Belajar dari krisis finansial Asia pada 1998, butuh waktu pemulihan lima tahun untuk kembali ke tingkat Produk Domestik Bruto (PDB) sebelum krisis. Selain itu, butuh 10 tahun setelah krisis Asia atau tepatnya 2008 untuk kembali ke tingkat produktivitas kerja sebelum krisis.
Ekonom Senior Center of Reform on Economics (CORE) Hendri Saparini mengatakan, penyediaan lapangan kerja bagi angkatan kerja menjadi masalah krusial hari ini karena dampak pandemi. Tidak mungkin tercipta pemulihan ekonomi yang tinggi sebelum tercipta serapan tenaga kerja yang luas.
”Saat ini, penduduk usia produktif di atas 15 tahun, 56 persennya hanya lulusan SD dan SMP, 19 persen lulusan SMA dan 12 persen lulusan SMK. Untuk menghadapi kondisi ini investasi harus didorong agar mampu menyerap lapangan kerja yang luas,” terang Hendri.
Pemerintah juga perlu visi pembangunan yang inklusif.

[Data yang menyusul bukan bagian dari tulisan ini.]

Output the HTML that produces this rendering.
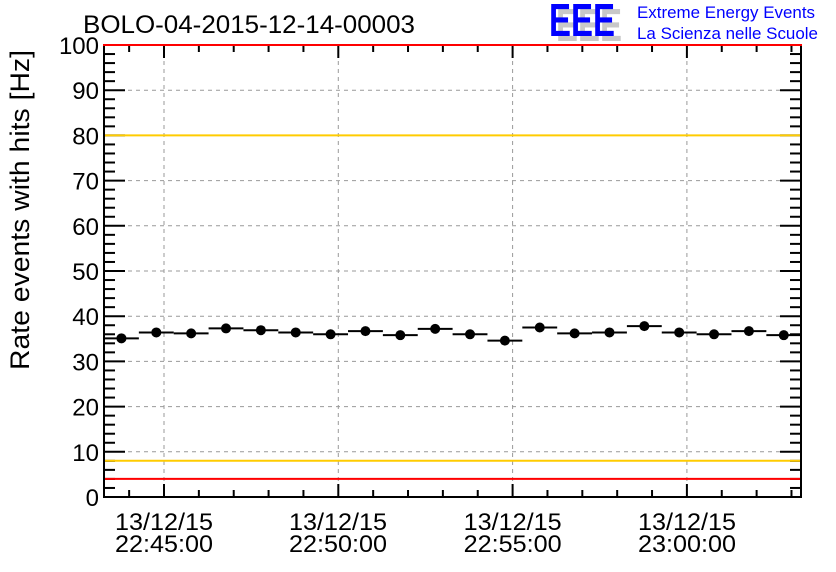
<!DOCTYPE html>
<html><head><meta charset="utf-8"><style>
html,body{margin:0;padding:0;background:#fff;}
svg{display:block;font-family:"Liberation Sans",Arial,sans-serif;}
</style></head><body>
<svg width="836" height="572" viewBox="0 0 836 572" xmlns="http://www.w3.org/2000/svg">
<rect width="836" height="572" fill="#fff"/>
<g id="grid" stroke="#999" stroke-width="1" stroke-dasharray="4,4" fill="none"></g>
<g id="ticks" stroke="#000" stroke-width="2" fill="none"></g>
<line x1="104" y1="460.8" x2="801" y2="460.8" stroke="#ffcc00" stroke-width="2"/>
<line x1="104" y1="135.4" x2="801" y2="135.4" stroke="#ffcc00" stroke-width="2"/>
<line x1="104" y1="478.9" x2="801" y2="478.9" stroke="#ff0000" stroke-width="2"/>
<rect x="104" y="45" width="697" height="452" fill="none" stroke="#000" stroke-width="2"/>
<line x1="103" y1="45" x2="802" y2="45" stroke="#ff0000" stroke-width="2"/>
<g id="data"></g>
<g font-size="24" fill="#000" text-anchor="end" id="ylab"></g>
<g font-size="24" fill="#000" text-anchor="middle">
<text x="164" y="530" textLength="98" lengthAdjust="spacingAndGlyphs">13/12/15</text><text x="164" y="552" textLength="98" lengthAdjust="spacingAndGlyphs">22:45:00</text>
<text x="338" y="530" textLength="98" lengthAdjust="spacingAndGlyphs">13/12/15</text><text x="338" y="552" textLength="98" lengthAdjust="spacingAndGlyphs">22:50:00</text>
<text x="512.6" y="530" textLength="98" lengthAdjust="spacingAndGlyphs">13/12/15</text><text x="512.6" y="552" textLength="98" lengthAdjust="spacingAndGlyphs">22:55:00</text>
<text x="687" y="530" textLength="98" lengthAdjust="spacingAndGlyphs">13/12/15</text><text x="687" y="552" textLength="98" lengthAdjust="spacingAndGlyphs">23:00:00</text>
</g>
<text x="29" y="210" font-size="27" text-anchor="middle" transform="rotate(-90 29 210)" textLength="320" lengthAdjust="spacingAndGlyphs">Rate events with hits [Hz]</text>
<text x="83" y="33" font-size="25" textLength="332" lengthAdjust="spacingAndGlyphs">BOLO-04-2015-12-14-00003</text>
<text x="556" y="41" font-size="46" font-weight="bold" fill="#c8c8c8" textLength="66" lengthAdjust="spacingAndGlyphs">EEE</text>
<text x="549" y="36" font-size="46" font-weight="bold" fill="#0000ff" textLength="66" lengthAdjust="spacingAndGlyphs">EEE</text>
<text x="637" y="18" font-size="17" fill="#0000ff" textLength="178" lengthAdjust="spacingAndGlyphs">Extreme Energy Events</text>
<text x="637" y="39" font-size="17" fill="#0000ff" textLength="181" lengthAdjust="spacingAndGlyphs">La Scienza nelle Scuole</text>
<script>
(function(){
var ns="http://www.w3.org/2000/svg";
function el(p,t,a){var e=document.createElementNS(ns,t);for(var k in a)e.setAttribute(k,a[k]);p.appendChild(e);return e;}
var g=document.getElementById('grid'),tk=document.getElementById('ticks'),d=document.getElementById('data'),yl=document.getElementById('ylab');
function Y(v){return 497-v*4.52;}
for(var v=0;v<=100;v+=2){var y=Y(v);var maj=v%10==0;var L=maj?21:11;
el(tk,'line',{x1:104,y1:y,x2:104+L,y2:y});el(tk,'line',{x1:801,y1:y,x2:801-L,y2:y});
if(maj){var t=el(yl,'text',{x:99,y:y+9});t.textContent=v;if(v>0&&v<100)el(g,'line',{x1:104,y1:y,x2:801,y2:y});}}
var bw=34.86;
for(var i=-1;i<20;i++){var x=164+i*bw;if(x<105||x>800)continue;var maj=((i%5)+5)%5==0;var L=maj?13:7;
el(tk,'line',{x1:x,y1:497,x2:x,y2:497-L});el(tk,'line',{x1:x,y1:45,x2:x,y2:45+L});
if(maj)el(g,'line',{x1:x,y1:45,x2:x,y2:497});}
var vals=[35.1,36.4,36.2,37.3,36.9,36.4,36.0,36.7,35.8,37.2,36.0,34.6,37.5,36.2,36.4,37.8,36.4,36.0,36.7,35.8];
for(var i=0;i<20;i++){var x0=104+i*bw,y=Y(vals[i]);
el(d,'line',{x1:x0,y1:y,x2:x0+bw,y2:y,stroke:'#000','stroke-width':2});
el(d,'circle',{cx:x0+bw/2,cy:y,r:5,fill:'#000'});}
})();
</script>
</svg>
</body></html>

Ini agar pertumbuhan ekonomi ini bisa dinikmati semua kalangan dan menyejahterakan semua penduduk.
Menteri Keuangan Sri Mulyani menjelaskan, APBN berperan untuk mendorong pemulihan ekonomi dalam pandemi Covid-19. Saat ini, alokasi anggaran program pemulihan ekonomi nasional (PEN) naik dari Rp 699,43 triliun menjadi Rp 744,75 triliun. Kenaikan ada pada pos untuk perlindungan sosial dari Rp 153,86 triliun menjadi Rp 187,84 triliun serta pos kesehatan dari Rp 193,93 triliun menjadi Rp 214,95 triliun.